▸ Requirements
Leaving out every picture, copy the lines of the data exactly, from the first through the line containing "let explode = 12;".

[Records with drawing code]
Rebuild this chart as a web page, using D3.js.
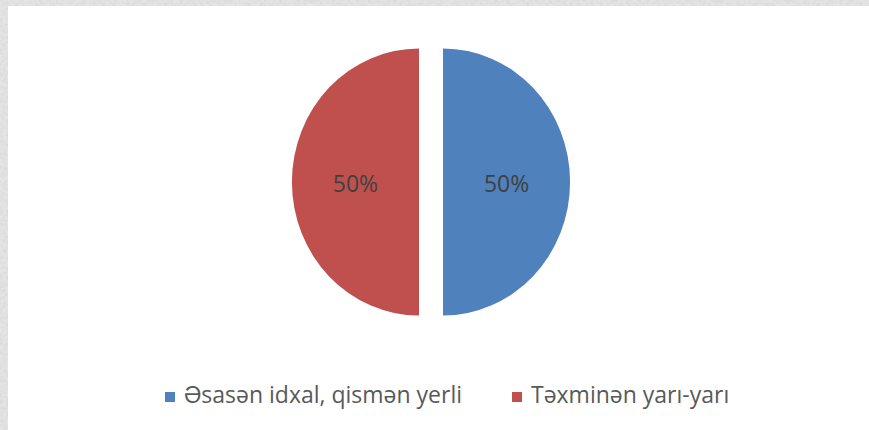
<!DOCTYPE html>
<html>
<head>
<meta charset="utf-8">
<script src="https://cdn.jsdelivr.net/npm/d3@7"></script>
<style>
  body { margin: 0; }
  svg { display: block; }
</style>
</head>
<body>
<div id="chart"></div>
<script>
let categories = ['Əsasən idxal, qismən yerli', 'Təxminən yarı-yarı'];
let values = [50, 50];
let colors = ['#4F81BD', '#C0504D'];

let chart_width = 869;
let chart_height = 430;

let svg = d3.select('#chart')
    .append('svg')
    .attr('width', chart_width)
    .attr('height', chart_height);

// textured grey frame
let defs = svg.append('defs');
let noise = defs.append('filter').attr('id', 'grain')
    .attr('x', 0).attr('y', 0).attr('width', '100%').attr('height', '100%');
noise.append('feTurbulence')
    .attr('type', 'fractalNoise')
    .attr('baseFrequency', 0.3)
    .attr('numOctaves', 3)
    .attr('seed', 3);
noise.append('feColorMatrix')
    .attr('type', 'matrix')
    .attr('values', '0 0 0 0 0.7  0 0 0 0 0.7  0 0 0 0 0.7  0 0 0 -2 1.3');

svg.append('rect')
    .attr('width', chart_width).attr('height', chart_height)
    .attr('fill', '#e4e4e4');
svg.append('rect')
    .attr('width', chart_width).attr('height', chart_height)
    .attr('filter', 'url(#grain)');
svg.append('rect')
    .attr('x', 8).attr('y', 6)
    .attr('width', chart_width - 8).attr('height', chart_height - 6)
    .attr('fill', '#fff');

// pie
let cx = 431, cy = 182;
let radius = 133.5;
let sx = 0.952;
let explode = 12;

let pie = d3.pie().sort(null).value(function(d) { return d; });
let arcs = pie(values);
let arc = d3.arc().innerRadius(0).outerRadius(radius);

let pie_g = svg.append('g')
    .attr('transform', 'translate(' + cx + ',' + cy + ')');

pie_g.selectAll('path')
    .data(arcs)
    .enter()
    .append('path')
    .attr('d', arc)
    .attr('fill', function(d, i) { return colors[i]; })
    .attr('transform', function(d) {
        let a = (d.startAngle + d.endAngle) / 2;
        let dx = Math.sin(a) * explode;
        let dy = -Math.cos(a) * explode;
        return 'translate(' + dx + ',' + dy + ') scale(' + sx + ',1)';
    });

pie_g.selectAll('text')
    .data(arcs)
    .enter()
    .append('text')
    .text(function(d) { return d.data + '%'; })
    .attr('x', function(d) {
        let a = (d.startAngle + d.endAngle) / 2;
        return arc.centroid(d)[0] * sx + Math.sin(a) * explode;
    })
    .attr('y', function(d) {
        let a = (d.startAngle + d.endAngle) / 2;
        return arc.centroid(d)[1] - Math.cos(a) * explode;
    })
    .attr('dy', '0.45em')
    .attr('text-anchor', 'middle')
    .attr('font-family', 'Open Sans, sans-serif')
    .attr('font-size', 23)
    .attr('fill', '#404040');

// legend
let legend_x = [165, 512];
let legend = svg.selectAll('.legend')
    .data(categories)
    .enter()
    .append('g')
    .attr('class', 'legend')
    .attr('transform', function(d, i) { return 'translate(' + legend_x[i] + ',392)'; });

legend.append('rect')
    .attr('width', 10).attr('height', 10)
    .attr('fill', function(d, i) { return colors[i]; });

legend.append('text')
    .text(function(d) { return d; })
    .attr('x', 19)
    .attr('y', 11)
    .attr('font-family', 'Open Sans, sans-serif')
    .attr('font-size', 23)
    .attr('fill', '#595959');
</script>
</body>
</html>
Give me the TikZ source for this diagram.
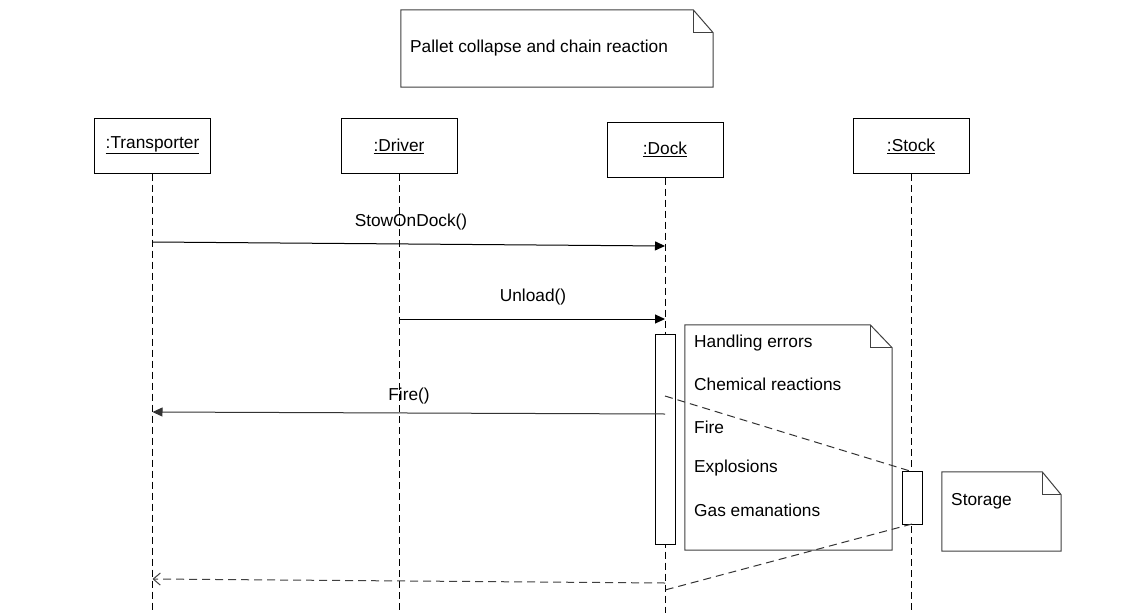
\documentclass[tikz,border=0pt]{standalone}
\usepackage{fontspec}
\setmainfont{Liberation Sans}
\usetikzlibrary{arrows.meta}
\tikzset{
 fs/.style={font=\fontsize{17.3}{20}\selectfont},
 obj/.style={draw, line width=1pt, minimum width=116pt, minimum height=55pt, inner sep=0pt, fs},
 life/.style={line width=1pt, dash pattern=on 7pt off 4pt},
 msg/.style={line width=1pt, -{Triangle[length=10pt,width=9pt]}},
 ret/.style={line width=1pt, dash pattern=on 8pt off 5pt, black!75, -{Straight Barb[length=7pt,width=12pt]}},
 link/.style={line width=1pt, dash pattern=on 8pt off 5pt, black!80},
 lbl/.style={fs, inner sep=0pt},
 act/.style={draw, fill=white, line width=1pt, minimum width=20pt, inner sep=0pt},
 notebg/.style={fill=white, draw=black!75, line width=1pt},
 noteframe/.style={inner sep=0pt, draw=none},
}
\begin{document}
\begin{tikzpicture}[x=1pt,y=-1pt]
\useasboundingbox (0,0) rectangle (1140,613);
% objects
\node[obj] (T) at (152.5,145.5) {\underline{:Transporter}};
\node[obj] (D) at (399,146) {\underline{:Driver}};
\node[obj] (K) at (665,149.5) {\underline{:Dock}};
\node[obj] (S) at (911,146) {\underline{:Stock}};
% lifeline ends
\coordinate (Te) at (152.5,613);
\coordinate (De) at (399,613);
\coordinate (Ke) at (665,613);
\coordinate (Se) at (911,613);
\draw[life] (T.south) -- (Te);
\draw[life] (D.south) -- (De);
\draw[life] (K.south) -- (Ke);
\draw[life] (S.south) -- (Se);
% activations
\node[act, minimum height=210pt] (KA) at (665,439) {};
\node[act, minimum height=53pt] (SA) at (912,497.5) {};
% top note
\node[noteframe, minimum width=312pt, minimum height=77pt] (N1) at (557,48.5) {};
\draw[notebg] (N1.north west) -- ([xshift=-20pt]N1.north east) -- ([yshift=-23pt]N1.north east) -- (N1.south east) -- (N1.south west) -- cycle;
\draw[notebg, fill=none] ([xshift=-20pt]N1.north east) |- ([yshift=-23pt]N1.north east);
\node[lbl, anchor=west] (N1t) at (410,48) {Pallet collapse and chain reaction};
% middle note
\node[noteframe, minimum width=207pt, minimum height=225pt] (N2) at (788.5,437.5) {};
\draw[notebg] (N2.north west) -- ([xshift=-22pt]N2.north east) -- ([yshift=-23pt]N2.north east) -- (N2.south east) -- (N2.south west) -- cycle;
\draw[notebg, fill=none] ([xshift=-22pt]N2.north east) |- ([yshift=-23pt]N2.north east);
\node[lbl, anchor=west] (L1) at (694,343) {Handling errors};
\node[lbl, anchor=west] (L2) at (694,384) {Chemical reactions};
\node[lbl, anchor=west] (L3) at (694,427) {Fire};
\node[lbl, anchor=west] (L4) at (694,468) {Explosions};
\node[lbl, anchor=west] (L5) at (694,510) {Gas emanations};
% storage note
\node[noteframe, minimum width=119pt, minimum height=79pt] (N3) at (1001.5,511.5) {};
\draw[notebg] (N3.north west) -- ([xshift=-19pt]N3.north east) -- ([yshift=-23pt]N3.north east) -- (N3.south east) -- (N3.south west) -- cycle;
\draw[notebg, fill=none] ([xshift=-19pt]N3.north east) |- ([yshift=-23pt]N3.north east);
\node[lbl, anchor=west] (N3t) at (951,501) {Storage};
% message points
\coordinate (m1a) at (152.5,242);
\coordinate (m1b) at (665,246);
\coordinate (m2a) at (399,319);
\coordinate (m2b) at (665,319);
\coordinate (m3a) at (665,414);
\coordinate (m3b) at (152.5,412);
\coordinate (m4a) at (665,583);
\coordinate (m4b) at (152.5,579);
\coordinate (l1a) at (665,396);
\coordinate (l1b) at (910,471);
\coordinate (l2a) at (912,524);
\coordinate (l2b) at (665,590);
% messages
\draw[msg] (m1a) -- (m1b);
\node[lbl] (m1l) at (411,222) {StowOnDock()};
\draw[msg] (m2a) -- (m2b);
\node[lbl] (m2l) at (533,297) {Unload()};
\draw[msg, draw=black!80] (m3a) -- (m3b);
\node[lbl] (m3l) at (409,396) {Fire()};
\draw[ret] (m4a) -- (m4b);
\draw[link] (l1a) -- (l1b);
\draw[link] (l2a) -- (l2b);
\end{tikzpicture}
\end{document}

▸ Written reply
Rebuild this chart as a web page, using D3.js.
<!DOCTYPE html>
<html>
<head>
<meta charset="utf-8">
<script src="https://cdn.jsdelivr.net/npm/d3@7"></script>
<style>
  body { margin: 0; }
  svg { display: block; }
</style>
</head>
<body>
<div id="chart"></div>
<script>
let categories = ['Əsasən idxal, qismən yerli', 'Təxminən yarı-yarı'];
let values = [50, 50];
let colors = ['#4F81BD', '#C0504D'];

let chart_width = 869;
let chart_height = 430;

let svg = d3.select('#chart')
    .append('svg')
    .attr('width', chart_width)
    .attr('height', chart_height);

// textured grey frame
let defs = svg.append('defs');
let noise = defs.append('filter').attr('id', 'grain')
    .attr('x', 0).attr('y', 0).attr('width', '100%').attr('height', '100%');
noise.append('feTurbulence')
    .attr('type', 'fractalNoise')
    .attr('baseFrequency', 0.3)
    .attr('numOctaves', 3)
    .attr('seed', 3);
noise.append('feColorMatrix')
    .attr('type', 'matrix')
    .attr('values', '0 0 0 0 0.7  0 0 0 0 0.7  0 0 0 0 0.7  0 0 0 -2 1.3');

svg.append('rect')
    .attr('width', chart_width).attr('height', chart_height)
    .attr('fill', '#e4e4e4');
svg.append('rect')
    .attr('width', chart_width).attr('height', chart_height)
    .attr('filter', 'url(#grain)');
svg.append('rect')
    .attr('x', 8).attr('y', 6)
    .attr('width', chart_width - 8).attr('height', chart_height - 6)
    .attr('fill', '#fff');

// pie
let cx = 431, cy = 182;
let radius = 133.5;
let sx = 0.952;
let explode = 12;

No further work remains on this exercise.